■ **WHAT THE TASK ASKS**
Return the records from the first line through the line containing "import plotly.graph_objects as go", and leave out the pictures.

Figure scripts
= = = = = = =
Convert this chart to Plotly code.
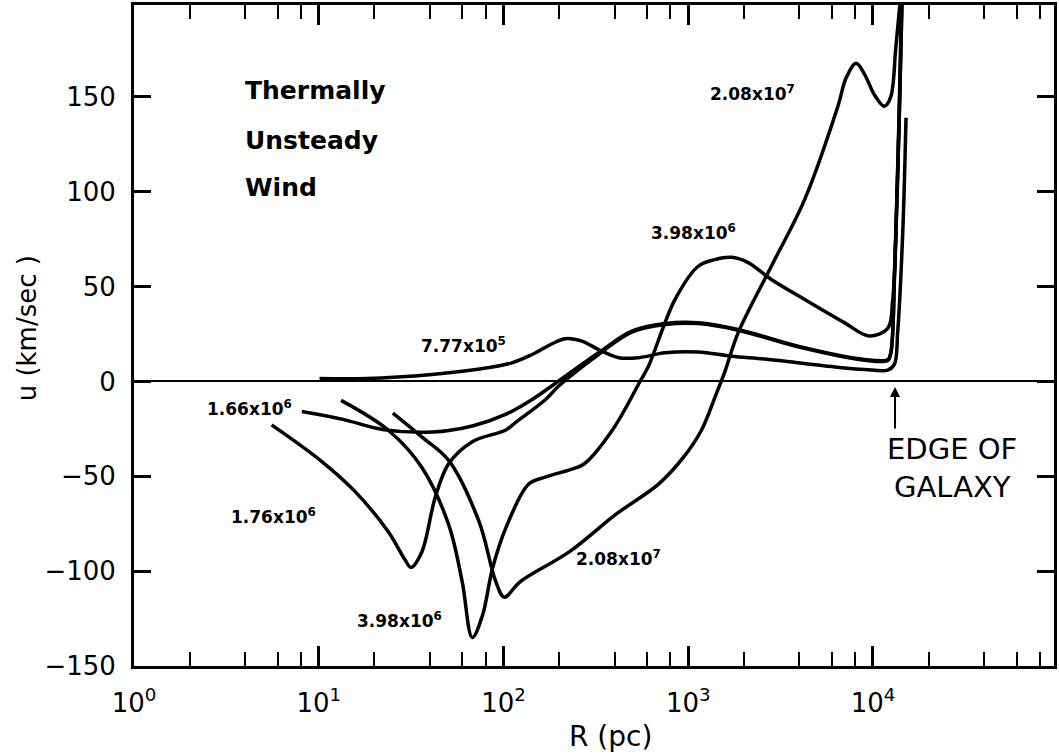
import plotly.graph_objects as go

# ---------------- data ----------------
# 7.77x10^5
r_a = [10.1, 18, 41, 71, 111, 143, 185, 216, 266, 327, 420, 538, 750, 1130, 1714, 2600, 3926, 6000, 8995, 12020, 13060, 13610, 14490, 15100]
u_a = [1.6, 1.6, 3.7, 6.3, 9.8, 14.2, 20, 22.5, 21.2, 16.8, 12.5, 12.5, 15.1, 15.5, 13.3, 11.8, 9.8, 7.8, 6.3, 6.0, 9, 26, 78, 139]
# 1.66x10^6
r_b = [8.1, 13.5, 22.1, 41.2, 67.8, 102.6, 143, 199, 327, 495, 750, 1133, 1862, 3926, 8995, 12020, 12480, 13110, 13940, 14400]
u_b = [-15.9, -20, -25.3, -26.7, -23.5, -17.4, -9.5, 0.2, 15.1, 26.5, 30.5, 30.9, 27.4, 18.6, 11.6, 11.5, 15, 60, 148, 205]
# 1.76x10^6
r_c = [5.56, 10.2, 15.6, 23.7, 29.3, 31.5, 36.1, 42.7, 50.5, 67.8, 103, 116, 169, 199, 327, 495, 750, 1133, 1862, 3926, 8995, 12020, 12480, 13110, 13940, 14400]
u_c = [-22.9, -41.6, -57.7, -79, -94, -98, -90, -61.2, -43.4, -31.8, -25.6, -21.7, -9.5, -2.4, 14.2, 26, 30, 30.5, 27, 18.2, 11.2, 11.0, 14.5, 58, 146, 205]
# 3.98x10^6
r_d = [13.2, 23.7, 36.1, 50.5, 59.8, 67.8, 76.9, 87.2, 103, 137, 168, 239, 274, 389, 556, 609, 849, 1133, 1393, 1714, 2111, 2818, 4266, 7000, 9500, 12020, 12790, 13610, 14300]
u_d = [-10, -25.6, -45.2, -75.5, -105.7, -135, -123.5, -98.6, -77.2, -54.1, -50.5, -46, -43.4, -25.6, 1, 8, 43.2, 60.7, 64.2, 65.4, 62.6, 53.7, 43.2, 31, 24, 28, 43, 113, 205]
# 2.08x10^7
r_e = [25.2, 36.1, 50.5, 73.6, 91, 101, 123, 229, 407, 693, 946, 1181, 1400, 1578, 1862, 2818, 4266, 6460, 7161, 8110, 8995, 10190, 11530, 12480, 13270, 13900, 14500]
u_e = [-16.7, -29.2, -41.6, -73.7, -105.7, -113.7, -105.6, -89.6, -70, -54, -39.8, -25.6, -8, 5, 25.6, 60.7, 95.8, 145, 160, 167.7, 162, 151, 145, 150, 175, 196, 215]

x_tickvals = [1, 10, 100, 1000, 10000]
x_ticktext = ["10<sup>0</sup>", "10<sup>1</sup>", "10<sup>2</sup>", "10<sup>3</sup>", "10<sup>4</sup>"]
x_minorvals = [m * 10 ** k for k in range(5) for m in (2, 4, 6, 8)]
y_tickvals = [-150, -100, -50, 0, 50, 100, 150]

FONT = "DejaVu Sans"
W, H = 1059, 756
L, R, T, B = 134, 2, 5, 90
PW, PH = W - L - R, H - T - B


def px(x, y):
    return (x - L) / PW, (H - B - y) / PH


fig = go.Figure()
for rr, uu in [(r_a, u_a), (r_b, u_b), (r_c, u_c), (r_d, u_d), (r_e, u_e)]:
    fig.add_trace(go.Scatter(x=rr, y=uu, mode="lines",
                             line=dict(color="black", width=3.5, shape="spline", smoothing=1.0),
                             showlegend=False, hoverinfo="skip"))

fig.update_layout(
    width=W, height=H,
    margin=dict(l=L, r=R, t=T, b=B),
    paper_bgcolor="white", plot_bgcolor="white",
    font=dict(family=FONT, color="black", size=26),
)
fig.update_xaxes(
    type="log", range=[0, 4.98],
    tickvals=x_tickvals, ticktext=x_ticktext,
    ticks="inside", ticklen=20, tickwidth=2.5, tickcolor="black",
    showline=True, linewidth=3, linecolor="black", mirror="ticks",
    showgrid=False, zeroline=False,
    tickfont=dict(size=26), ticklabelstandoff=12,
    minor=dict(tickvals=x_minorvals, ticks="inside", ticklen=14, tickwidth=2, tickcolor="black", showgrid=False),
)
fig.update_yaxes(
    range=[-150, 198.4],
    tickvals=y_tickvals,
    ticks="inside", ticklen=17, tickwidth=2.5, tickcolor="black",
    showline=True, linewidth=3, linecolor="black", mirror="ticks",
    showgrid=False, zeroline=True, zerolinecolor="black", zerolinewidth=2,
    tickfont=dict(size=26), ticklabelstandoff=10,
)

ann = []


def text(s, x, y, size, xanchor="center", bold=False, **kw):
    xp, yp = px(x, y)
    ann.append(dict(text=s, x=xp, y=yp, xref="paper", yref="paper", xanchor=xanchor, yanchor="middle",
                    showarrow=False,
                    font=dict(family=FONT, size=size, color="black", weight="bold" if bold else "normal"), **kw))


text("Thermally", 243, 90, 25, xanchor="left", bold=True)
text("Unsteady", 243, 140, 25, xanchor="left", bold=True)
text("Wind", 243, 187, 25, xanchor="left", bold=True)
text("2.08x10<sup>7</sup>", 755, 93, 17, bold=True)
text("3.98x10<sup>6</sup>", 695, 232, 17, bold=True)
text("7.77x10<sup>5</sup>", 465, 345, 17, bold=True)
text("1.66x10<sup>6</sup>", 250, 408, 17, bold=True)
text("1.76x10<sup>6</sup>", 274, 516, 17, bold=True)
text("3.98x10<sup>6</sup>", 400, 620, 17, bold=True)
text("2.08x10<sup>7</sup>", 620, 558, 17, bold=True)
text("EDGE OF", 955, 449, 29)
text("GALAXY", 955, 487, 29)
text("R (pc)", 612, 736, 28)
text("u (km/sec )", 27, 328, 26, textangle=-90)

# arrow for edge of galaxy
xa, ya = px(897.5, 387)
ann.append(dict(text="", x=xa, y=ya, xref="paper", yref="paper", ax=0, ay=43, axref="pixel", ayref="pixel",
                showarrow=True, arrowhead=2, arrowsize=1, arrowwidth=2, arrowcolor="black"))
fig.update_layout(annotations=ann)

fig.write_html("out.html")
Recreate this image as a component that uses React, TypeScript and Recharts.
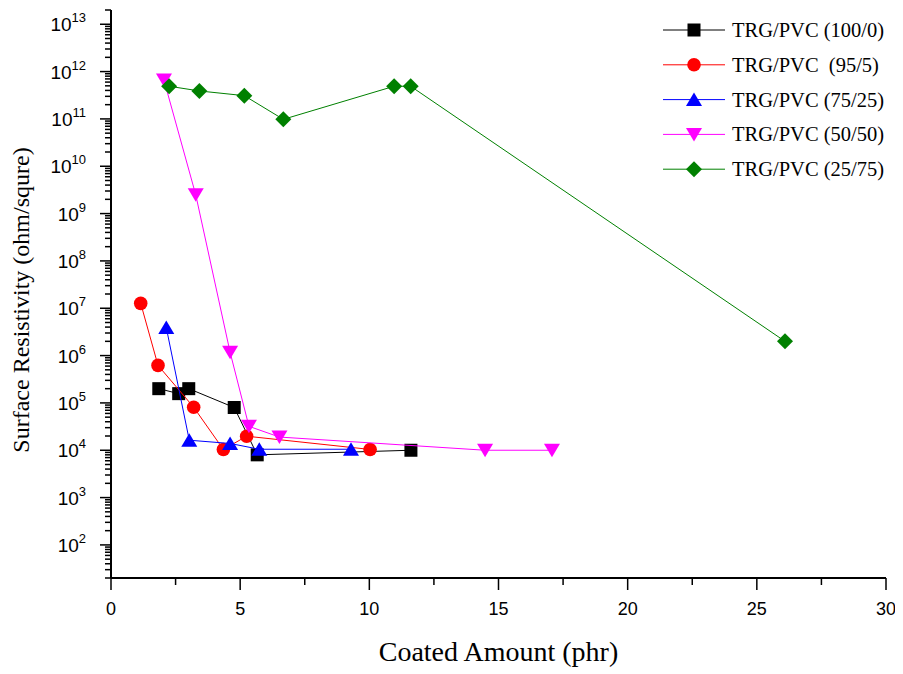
= = = = = = =
■ **SOLUTION TO THIS EXERCISE**
Convert this chart to Plotly code.
import plotly.graph_objects as go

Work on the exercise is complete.